Sadly, thousands of employees are injured or become ill due to accidental exposure to harmful substances or conditions, despite workplace training and preventive measures.
In many cases, the signs and warnings designed to protect against these exposures to incidents go unnoticed. Several factors may be to blame, and a lack of training is not always the culprit. Employees often become desensitized to the environment they repeatedly encounter day after day.

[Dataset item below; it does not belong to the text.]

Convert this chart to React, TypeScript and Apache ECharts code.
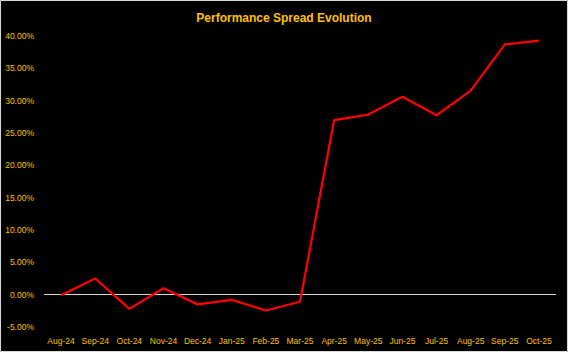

Placing a significant emphasis on the visual recognition of hazards in the workplace can prevent harmful exposure, even more so than traditional types of workplace training. How many times, for example, have you walked by a hazard without noticing it? The ability to visually recognize hazards is a discipline that toolbox talks, online training modules, scheduled safety meetings and documented procedures can't instill. This skill only comes from the continual practice of concentrating your visual focus on an investigative pursuit, also known as "visual literacy."
Promote visual literacy
Visual literacy, or the art of "learning to see," is an essential preventive tool that can decrease the number of incidents in your workplace. This concept involves methodically searching and scanning the area, discovering the meaning behind what you see, and deciding what action to take based on that information. It is not a passive glance or even a routine check; it's a structured visual analysis in which you learn to interpret everything you see to gain an understanding of the whole picture. Visual literacy teaches us to strive for results beyond hazard recognition - results that focus on preventive action.
Enhance visual aids
To boost visual literacy, supervisors should take measures to ensure that safety information and warnings are highly visible. As you walk through the work area, ask yourself, "Are there any potential hazards my employees might not recognize?" Then, make sure warnings or notifications are posted in highly visible areas. Here are some examples of hazards that are often overlooked and frequently cause incidents:
- Missing or obscure safety signs
- Broken or hidden indicator gauges
- Confusing container labels
- Unmarked pathways
- Containers that appear secure but are stacked or secured incorrectly
Whatever your worksite situation, find ways to enhance how hazardous situations and materials are identified visually.
Decipher visual clues
Supervisors must train employees to decipher visual clues that point to hazards. Employees should be able to anticipate hazards that could potentially occur, not just look for existing hazardous conditions. Deciphering visual clues begins with methodically searching and then using the power of deduction to determine "what could go wrong here" and how you could fix it. It also involves paying acute attention to warning signs, labels, placards, pictograms, color-coding and other types of visual references that may be overlooked in the monotony of daily operations. Employees must put into practice reading and rereading instructions, posters, checklists, logs and safety cards. Finally, visual scanning involves not merely relying on gauges and instruments to sound alarms, but actively studying the dials, digital indicators and graphs to comprehend what the numbers mean regarding site safety.
Additional ways to eliminate incidents in your workplace are to:
- Invite an expert from outside your area to point out hidden hazards.
- Give constructive feedback after safety inspections.
- Conduct periodic "hazard hunts" at the worksite.
- Routinely perform methodic inspections of each piece of equipment and each area of the worksite.
By encouraging your employees to make visual literacy part of their everyday work processes, you can ensure everyone learns not just to look but to identify hazards before they cause incidents.